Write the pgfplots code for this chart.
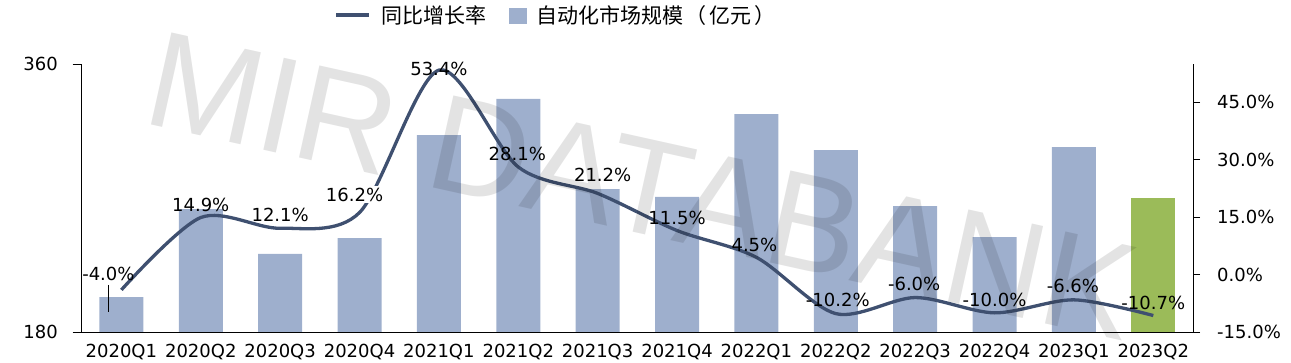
\documentclass[border=0pt]{standalone}
\usepackage{fontspec}
\setmainfont{DejaVu Sans}
\newfontfamily\cjk{Noto Sans CJK SC}
\newfontfamily\wmfont{Liberation Sans}
\usepackage{pgfplots}
\usepackage{pgfplotstable}
\pgfplotsset{compat=1.18}
\definecolor{barblue}{HTML}{9EAFCD}
\definecolor{bargreen}{HTML}{9BBB59}
\definecolor{linecol}{HTML}{3F5070}

\pgfplotstableread{
x v
0 203.5
1 262.6
2 232.4
3 243.1
4 312.3
5 336.5
6 276.0
7 270.7
8 326.4
9 302.2
10 264.6
11 243.8
12 304.2
}\market
\pgfplotstableread{
x v
13 270.0
}\marketlast
\pgfplotstableread{
x g dx dy bg
0 -4.0 -13 16 0
1 14.9 0 13 0
2 12.1 0 13 0
3 16.2 -5 18 1
4 53.4 0 1 0
5 28.1 -1 13 0
6 21.2 5 18 0
7 11.5 0 13 0
8 4.5 -2 12 0
9 -10.2 2 13.5 0
10 -6.0 -1 13.5 0
11 -10.0 0 13 0
12 -6.6 -1 13.5 0
13 -10.7 0 13 0
}\growth

\begin{document}
\begin{tikzpicture}
\path[use as bounding box] (0,0) rectangle (1291pt,363pt);
\begin{axis}[
  scale only axis, width=1111.3pt, height=268pt,
  at={(81.7pt,31pt)}, anchor=south west,
  xmin=-0.5, xmax=13.5, ymin=180, ymax=360,
  axis x line*=bottom, axis y line*=left,
  axis line style={-, black, line width=0.9pt},
  xtick={0,...,13},
  xticklabels={2020Q1,2020Q2,2020Q3,2020Q4,2021Q1,2021Q2,2021Q3,2021Q4,2022Q1,2022Q2,2022Q3,2022Q4,2023Q1,2023Q2},
  x tick style={draw=none},
  ytick={180,360},
  y tick style={black, line width=0.9pt},
  tick align=outside, major tick length=9pt,
  tick label style={font=\fontsize{18}{21}\selectfont},
  xticklabel style={anchor=north, inner sep=0pt, yshift=-3pt},
  yticklabel style={anchor=east, inner sep=0pt, xshift=-14.7pt},
  /pgf/number format/assume math mode=true,
]
\addplot[ybar, bar width=44pt, bar shift=0pt, fill=barblue, draw=none] table[x=x, y=v] {\market};
\addplot[ybar, bar width=44pt, bar shift=0pt, fill=bargreen, draw=none] table[x=x, y=v] {\marketlast};
\end{axis}
\begin{axis}[
  scale only axis, width=1111.3pt, height=268pt,
  at={(81.7pt,31pt)}, anchor=south west,
  xmin=-0.5, xmax=13.5, ymin=-15, ymax=55,
  axis x line=none, axis y line*=right,
  axis line style={-, black, line width=0.9pt},
  ytick={-15,0,15,30,45},
  yticklabel={\pgfmathprintnumber[fixed,fixed zerofill,precision=1]{\tick}\%},
  y tick style={black, line width=0.9pt},
  tick align=outside, major tick length=7pt,
  tick label style={font=\fontsize{18}{21}\selectfont},
  yticklabel style={anchor=west, inner sep=0pt, xshift=17pt},
  /pgf/number format/assume math mode=true,
  clip=false,
  legend style={at={(0.4259,1.181)}, anchor=center, draw=none, fill=none,
    legend columns=2, font=\cjk\fontsize{21}{24}\selectfont,
    nodes={inner sep=0pt},
    /tikz/every odd column/.append style={column sep=10pt},
    /tikz/every even column/.append style={column sep=23pt}},
]
\addlegendimage{legend image code/.code={\draw[linecol, line width=4pt] (0pt,0pt) -- (33pt,0pt);}}
\addlegendentry{同比增长率}
\addlegendimage{legend image code/.code={\fill[barblue] (0pt,-7.5pt) rectangle (17pt,7.5pt);}}
\addlegendentry{自动化市场规模\hspace{2pt}（\hspace{3pt}亿元\hspace{3pt}）}
\addplot[smooth, linecol, line width=3.3pt, no marks, forget plot,
  visualization depends on={\thisrow{dx}\as\ldx},
  visualization depends on={\thisrow{dy}\as\ldy},
  visualization depends on={\thisrow{bg}\as\lbg},
  nodes near coords={\pgfmathprintnumber[fixed,fixed zerofill,precision=1]{\pgfplotspointmeta}\%},
  every node near coord/.append style={anchor=center, text=black, fill=white, fill opacity=\lbg, text opacity=1,
    xshift=\ldx pt, yshift=\ldy pt, font=\fontsize{18}{21}\selectfont, inner sep=2pt},
] table[x=x, y=g] {\growth};
\draw[black, line width=0.7pt] (axis cs:-0.165,-2.7) -- (axis cs:-0.165,-9.7);
\end{axis}
\pgfinterruptboundingbox
\node[rotate=-12.5, font=\wmfont\fontsize{137}{137}\selectfont, text=black, opacity=0.11, inner sep=0pt] at (642pt,177pt) {MIR DATABANK};
\endpgfinterruptboundingbox
\end{tikzpicture}
\end{document}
----------
■ Objective
Extract all lines from the material above that include the word "code".

■ Result of the exercise
Write the pgfplots code for this chart.
\addlegendimage{legend image code/.code={\draw[linecol, line width=4pt] (0pt,0pt) -- (33pt,0pt);}}
\addlegendimage{legend image code/.code={\fill[barblue] (0pt,-7.5pt) rectangle (17pt,7.5pt);}}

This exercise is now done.